Laura Dance Festival
Since the 1980s the Aboriginal people of Cape York have celebrated their culture though song and dance at the Laura Dance Festival. Held every two years, the much-anticipated festival draws in thousands of visitors to watch local dance groups from 20 communities vying for the winner’s shield.
Winds of Zenadth
Thursday Island, September
Winds of Zendadth is a bi-annual event which sees the communities of the four Torres Strait Islands descend on Thursday Island for a celebration of their diverse cultures. Over four days this small isle is buzzing with activities, from boat races to storytelling and a showcase of local island cuisine.
Karijini National Park, April
What sets the Karijini Experience event apart is its location in the remote and simply breathtaking Karijini National Park. The four-day program features around 50 events such as meditation and yoga on the ancient rugged landscape, guided cultural walks, film screenings under the stars, bush tucker high tea and more.

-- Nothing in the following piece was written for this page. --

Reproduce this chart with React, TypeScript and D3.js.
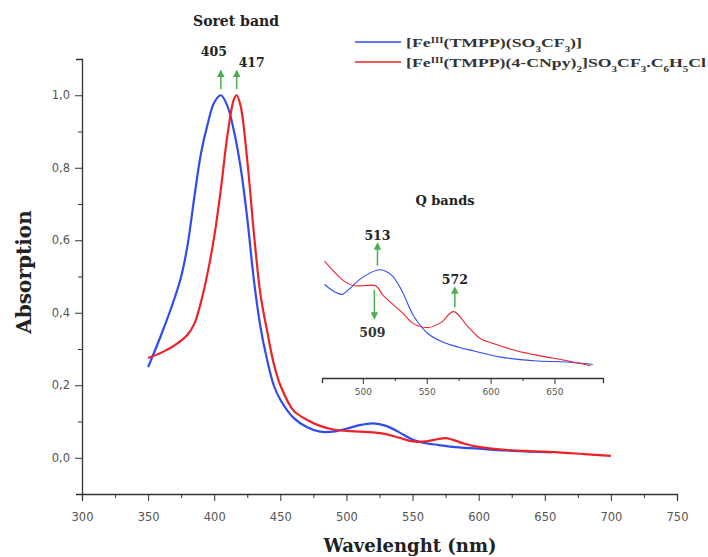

Wardarnji is an atmospheric night-time event that celebrates the rich culture of the local Noongar people through dance, music and storytelling on the south lawn of Fremantle Arts Centre. Visitors can bring picnic rugs and watch more than 100 dancers by the light of fire torches.
Tarnarthi Art Fair
The Tarnarthi Art Fair is the opening weekend of a three-month-long celebration of Indigenous art in public spaces across South Australia. Held at the Tandanya National Aboriginal Cultural Institute, visitors can meet artists and buy artwork, as well as join art talks and workshops.
Sydney, 26 January
Yabun is a one-day gathering of Aboriginal and Torres Strait Islander people on Australia Day. It features live music, a market of food and Indigenous-themed merchandise, a Corroboree Ground of cultural performances, panel discussions in the ‘Speak out tent’ and a heap of activities for the kids including traditional arts and craft.
Byron Bay, April
Part of Byron Bay’s long-running Bluesfest, Boomerang Festival is a showcase of local and regional Indigenous music, with artists coming from all over the country, Torres Strait Islands and even Papua New Guinea. Festival-goers can partake in musical workshops, watch dance rituals and join thought-provoking cultural exchanges.
Yaluk-ut Weelam Ngargee
St Kilda, February
Held at the O’Donnell Gardens – a significant meeting place for traditional owners – Yaluk-ut Weelam Ngargee is one of Melbourne’s largest cultural festivals. The busy one-day schedule features different spaces to watch cultural performances and cooking demonstrations of native foods, and to partake in craft workshops such as basket weaving and face painting. You can also browse the food and market stalls.
Two Worlds Festival
Seeking to bridge the gap between Aboriginal and Australia’s more recently introduced cultures, Two Worlds Festival showcases a variety of Indigenous and non-Indigenous performers, multicultural food, and traditional local customs. It’s a true celebration of Australia, old and new.